Dataset rows.
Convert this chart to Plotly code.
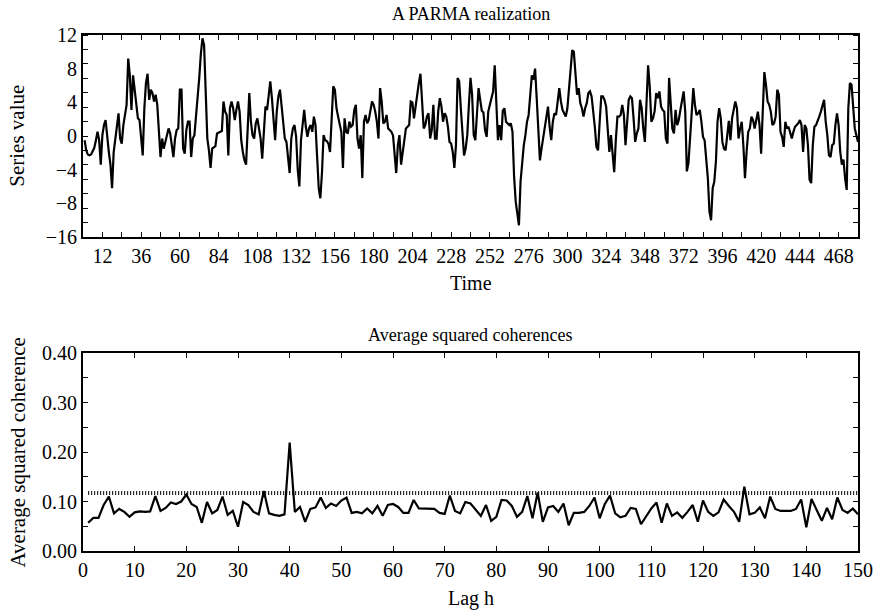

---

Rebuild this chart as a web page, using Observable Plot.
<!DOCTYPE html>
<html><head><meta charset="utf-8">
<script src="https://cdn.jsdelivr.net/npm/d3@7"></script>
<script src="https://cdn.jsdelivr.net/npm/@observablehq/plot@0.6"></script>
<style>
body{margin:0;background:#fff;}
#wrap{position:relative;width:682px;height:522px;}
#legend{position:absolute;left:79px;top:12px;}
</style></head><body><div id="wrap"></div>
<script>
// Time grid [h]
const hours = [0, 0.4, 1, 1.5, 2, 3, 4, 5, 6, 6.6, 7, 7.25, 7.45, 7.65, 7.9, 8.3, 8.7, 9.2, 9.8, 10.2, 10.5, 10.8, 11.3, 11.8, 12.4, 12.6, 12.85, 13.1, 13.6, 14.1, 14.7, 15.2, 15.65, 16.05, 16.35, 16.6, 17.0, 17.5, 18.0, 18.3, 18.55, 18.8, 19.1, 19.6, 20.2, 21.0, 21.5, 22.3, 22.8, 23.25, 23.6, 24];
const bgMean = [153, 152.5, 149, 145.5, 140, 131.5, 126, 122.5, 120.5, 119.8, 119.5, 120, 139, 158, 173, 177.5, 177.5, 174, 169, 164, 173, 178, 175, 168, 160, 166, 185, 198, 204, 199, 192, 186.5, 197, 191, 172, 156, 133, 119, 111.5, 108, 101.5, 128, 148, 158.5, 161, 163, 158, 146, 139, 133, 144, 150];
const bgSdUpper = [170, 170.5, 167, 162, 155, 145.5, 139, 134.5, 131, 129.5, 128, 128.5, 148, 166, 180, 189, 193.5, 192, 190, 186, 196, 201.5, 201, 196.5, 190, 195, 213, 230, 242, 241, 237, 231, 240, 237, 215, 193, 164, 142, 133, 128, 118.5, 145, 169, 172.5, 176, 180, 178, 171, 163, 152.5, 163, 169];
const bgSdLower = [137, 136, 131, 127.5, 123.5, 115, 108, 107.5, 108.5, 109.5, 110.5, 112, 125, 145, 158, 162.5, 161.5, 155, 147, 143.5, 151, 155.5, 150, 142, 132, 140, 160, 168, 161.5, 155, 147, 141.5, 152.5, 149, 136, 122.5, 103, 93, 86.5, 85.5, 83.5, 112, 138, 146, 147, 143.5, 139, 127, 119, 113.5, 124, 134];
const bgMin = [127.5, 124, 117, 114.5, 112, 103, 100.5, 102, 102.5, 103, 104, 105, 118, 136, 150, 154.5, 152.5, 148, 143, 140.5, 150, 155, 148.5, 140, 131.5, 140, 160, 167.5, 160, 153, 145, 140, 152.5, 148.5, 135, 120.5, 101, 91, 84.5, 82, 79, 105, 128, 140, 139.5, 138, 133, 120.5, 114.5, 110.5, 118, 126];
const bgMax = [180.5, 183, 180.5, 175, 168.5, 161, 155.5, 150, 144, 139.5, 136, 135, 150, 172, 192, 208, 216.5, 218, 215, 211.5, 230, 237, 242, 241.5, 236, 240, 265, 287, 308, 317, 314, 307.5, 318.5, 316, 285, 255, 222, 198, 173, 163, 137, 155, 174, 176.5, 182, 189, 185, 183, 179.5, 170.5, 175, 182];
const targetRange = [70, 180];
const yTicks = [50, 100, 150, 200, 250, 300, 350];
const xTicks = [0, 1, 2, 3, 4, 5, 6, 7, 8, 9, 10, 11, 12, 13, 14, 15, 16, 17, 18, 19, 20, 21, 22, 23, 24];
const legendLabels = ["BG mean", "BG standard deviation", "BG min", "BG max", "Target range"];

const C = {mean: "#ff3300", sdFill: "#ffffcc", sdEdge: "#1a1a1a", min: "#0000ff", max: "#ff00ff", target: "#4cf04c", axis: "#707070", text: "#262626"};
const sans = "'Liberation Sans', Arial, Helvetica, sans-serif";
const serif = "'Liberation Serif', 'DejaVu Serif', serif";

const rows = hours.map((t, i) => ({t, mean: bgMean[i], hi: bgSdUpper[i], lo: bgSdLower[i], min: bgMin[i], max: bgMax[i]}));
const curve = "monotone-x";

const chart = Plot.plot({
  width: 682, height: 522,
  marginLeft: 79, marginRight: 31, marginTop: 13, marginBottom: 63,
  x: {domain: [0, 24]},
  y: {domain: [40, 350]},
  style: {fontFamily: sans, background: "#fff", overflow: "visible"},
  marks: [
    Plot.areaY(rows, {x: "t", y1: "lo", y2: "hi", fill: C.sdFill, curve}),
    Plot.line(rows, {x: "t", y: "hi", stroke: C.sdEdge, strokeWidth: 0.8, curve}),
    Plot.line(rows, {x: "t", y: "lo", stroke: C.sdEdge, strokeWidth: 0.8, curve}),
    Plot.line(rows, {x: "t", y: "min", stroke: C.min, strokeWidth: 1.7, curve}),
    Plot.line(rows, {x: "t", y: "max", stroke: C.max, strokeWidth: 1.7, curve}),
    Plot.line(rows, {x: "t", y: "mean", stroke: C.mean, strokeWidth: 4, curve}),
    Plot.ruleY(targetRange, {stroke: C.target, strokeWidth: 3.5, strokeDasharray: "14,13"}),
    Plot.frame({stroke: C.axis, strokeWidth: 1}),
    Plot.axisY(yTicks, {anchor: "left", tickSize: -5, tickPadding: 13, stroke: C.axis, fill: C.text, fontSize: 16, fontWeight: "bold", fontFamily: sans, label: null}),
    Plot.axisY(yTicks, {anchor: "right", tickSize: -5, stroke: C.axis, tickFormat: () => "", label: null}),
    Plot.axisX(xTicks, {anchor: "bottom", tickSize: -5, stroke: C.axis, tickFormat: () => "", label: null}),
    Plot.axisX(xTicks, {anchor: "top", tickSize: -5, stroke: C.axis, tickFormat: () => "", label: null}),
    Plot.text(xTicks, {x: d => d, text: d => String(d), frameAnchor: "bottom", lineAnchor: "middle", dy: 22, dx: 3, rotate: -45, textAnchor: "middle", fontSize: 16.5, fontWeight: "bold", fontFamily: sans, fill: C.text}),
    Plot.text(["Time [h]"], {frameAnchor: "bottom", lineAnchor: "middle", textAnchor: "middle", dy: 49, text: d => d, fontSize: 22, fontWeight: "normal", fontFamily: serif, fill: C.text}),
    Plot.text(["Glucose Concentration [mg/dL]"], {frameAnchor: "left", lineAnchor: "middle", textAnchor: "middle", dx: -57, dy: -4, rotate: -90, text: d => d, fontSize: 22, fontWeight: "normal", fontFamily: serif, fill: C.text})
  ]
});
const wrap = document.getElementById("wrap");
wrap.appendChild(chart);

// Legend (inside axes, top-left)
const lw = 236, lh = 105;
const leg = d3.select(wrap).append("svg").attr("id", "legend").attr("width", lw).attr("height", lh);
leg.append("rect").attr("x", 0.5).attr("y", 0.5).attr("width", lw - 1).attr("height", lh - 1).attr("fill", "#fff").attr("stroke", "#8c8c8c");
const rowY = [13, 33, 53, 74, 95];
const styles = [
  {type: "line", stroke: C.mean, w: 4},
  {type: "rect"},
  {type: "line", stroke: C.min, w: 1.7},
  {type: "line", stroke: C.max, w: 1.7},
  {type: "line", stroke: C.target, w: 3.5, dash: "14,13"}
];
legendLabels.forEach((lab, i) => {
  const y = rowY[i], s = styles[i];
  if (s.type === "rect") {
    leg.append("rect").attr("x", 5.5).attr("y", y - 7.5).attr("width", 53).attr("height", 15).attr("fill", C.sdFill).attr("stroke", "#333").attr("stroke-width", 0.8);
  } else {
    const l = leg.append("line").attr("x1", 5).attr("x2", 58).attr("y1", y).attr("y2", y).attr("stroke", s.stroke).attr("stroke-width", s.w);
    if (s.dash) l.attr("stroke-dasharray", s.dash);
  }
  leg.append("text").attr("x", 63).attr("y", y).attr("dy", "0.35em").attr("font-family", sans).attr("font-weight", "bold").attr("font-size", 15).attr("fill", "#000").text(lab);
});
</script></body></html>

Stated task.
Isolate the lines above that contain the word "chart" and copy them.

Solution to this problem.
Convert this chart to Plotly code.
Rebuild this chart as a web page, using Observable Plot.
const chart = Plot.plot({
wrap.appendChild(chart);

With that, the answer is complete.